━━━ Raw records ━━━

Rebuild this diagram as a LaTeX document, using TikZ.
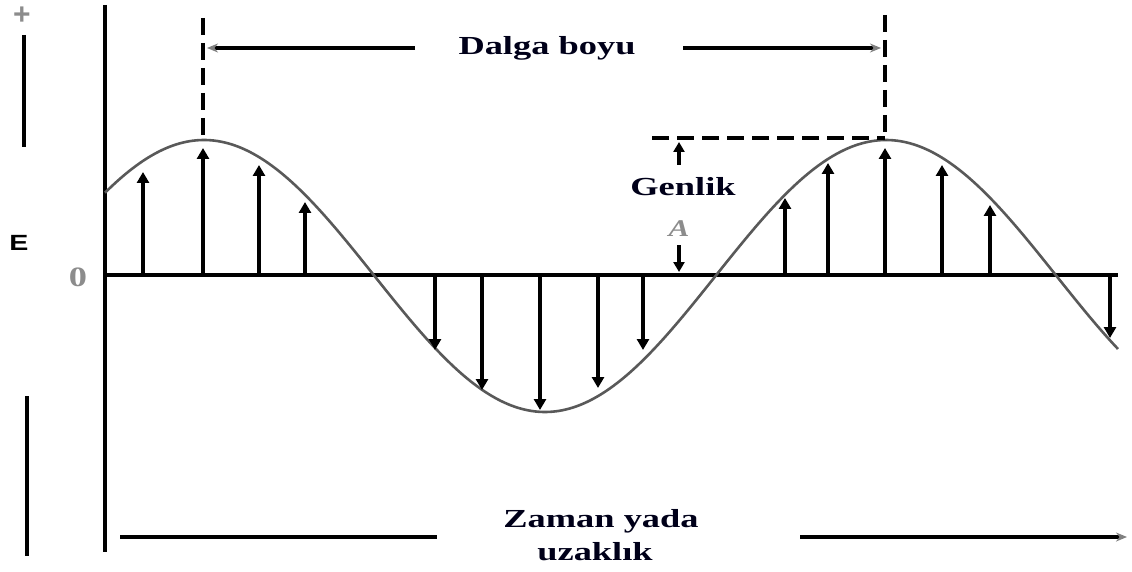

━━━
━━━ Raw records ━━━

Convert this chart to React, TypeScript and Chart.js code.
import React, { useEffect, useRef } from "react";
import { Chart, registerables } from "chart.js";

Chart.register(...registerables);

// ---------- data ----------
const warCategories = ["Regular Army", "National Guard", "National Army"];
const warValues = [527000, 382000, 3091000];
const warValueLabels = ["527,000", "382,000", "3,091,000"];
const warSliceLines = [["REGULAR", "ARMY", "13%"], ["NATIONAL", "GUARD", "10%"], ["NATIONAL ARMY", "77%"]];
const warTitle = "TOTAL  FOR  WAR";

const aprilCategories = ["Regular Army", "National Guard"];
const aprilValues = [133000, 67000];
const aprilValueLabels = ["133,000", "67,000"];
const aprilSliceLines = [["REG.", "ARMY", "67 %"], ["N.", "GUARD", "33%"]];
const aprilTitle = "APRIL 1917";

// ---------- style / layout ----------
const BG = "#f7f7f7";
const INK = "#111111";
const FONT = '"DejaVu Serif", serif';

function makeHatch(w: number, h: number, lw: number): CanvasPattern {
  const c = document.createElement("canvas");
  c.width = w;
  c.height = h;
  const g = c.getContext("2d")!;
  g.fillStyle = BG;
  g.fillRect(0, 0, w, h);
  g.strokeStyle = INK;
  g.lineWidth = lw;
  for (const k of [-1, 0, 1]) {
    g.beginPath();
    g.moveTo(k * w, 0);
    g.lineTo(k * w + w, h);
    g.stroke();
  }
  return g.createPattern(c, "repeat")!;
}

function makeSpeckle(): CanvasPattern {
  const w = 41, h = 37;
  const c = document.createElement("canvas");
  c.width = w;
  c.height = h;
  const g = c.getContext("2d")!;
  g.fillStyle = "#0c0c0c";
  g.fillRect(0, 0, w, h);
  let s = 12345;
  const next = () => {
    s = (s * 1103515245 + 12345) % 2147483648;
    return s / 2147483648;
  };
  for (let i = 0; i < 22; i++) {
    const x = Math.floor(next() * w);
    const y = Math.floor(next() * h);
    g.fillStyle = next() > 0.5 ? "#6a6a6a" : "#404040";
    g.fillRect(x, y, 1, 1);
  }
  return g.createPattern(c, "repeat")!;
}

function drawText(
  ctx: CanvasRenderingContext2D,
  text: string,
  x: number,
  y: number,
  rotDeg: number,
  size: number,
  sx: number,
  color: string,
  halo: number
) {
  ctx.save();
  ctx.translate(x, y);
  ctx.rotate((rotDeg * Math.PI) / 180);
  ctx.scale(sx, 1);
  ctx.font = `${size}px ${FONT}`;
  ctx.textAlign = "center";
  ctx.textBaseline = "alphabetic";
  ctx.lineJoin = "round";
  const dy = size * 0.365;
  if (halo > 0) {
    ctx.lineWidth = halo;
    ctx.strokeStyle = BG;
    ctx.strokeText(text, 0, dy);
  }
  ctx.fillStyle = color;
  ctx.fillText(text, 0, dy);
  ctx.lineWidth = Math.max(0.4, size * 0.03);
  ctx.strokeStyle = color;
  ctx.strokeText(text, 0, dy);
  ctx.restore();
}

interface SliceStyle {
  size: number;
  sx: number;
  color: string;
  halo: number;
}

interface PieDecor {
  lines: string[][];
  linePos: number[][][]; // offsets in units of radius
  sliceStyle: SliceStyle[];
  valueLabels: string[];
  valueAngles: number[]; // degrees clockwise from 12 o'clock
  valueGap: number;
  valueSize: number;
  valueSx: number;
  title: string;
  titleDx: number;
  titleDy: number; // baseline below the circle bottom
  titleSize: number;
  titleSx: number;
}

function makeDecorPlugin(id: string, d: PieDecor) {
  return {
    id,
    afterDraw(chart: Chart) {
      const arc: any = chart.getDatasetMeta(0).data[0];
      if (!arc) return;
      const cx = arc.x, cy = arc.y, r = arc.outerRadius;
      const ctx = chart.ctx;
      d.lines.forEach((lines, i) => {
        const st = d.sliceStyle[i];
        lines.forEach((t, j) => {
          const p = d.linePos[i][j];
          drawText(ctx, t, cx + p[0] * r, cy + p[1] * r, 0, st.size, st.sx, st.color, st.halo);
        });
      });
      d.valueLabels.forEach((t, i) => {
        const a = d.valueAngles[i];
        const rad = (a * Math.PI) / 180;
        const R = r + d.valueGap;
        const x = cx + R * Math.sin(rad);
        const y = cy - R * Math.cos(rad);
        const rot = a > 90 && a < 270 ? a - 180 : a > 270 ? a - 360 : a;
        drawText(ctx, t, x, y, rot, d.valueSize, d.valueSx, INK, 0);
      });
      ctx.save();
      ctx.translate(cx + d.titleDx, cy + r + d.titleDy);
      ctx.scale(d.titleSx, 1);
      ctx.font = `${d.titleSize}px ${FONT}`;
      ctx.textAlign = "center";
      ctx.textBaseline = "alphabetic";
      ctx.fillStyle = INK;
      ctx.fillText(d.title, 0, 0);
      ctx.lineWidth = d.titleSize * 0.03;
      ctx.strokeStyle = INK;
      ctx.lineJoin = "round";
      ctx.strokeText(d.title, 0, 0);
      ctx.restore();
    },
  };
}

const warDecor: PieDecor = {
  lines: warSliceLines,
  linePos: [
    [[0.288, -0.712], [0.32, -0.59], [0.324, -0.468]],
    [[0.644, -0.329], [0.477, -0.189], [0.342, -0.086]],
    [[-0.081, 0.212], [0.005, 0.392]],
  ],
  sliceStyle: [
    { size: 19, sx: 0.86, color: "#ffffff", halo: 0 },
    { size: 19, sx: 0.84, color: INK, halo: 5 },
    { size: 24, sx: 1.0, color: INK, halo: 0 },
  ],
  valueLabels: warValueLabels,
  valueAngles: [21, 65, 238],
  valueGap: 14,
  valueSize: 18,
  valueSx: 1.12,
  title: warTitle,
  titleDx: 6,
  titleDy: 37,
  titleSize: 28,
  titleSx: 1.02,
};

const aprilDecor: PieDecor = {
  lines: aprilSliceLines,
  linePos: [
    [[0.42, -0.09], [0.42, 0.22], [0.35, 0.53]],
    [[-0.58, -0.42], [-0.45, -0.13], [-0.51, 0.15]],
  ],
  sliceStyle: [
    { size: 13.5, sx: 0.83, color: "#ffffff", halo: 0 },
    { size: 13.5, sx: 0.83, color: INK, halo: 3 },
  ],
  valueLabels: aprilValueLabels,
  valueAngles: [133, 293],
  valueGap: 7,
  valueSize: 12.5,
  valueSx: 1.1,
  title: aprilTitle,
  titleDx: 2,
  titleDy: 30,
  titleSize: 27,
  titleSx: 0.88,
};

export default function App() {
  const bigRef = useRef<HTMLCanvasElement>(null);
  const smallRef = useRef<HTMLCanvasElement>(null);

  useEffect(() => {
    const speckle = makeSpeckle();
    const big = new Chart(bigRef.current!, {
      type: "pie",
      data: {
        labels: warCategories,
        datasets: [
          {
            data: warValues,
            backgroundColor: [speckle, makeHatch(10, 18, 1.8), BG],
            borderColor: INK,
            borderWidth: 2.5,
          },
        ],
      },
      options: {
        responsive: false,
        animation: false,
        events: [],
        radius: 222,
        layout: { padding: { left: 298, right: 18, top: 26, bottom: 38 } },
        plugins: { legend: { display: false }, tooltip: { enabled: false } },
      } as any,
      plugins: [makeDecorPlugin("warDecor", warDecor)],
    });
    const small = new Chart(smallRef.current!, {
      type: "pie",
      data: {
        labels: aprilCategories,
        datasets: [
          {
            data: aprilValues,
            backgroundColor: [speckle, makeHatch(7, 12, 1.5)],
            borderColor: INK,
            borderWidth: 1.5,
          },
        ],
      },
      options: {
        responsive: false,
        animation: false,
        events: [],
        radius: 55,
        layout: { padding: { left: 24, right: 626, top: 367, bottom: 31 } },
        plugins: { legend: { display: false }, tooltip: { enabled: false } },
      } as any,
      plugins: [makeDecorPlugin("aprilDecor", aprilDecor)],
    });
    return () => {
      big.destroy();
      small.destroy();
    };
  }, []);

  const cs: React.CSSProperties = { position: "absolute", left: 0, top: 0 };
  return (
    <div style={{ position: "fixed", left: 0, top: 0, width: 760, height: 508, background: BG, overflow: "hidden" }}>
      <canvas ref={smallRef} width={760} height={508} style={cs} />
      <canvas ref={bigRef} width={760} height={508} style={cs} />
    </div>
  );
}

━━━

Set problem: Starting with the line that contains "Convert this chart", repeat each line exactly, and stop once the line that contains "Chart.register(...registerables);" has been repeated.

Solved problem:
Convert this chart to React, TypeScript and Chart.js code.
import React, { useEffect, useRef } from "react";
import { Chart, registerables } from "chart.js";

Chart.register(...registerables);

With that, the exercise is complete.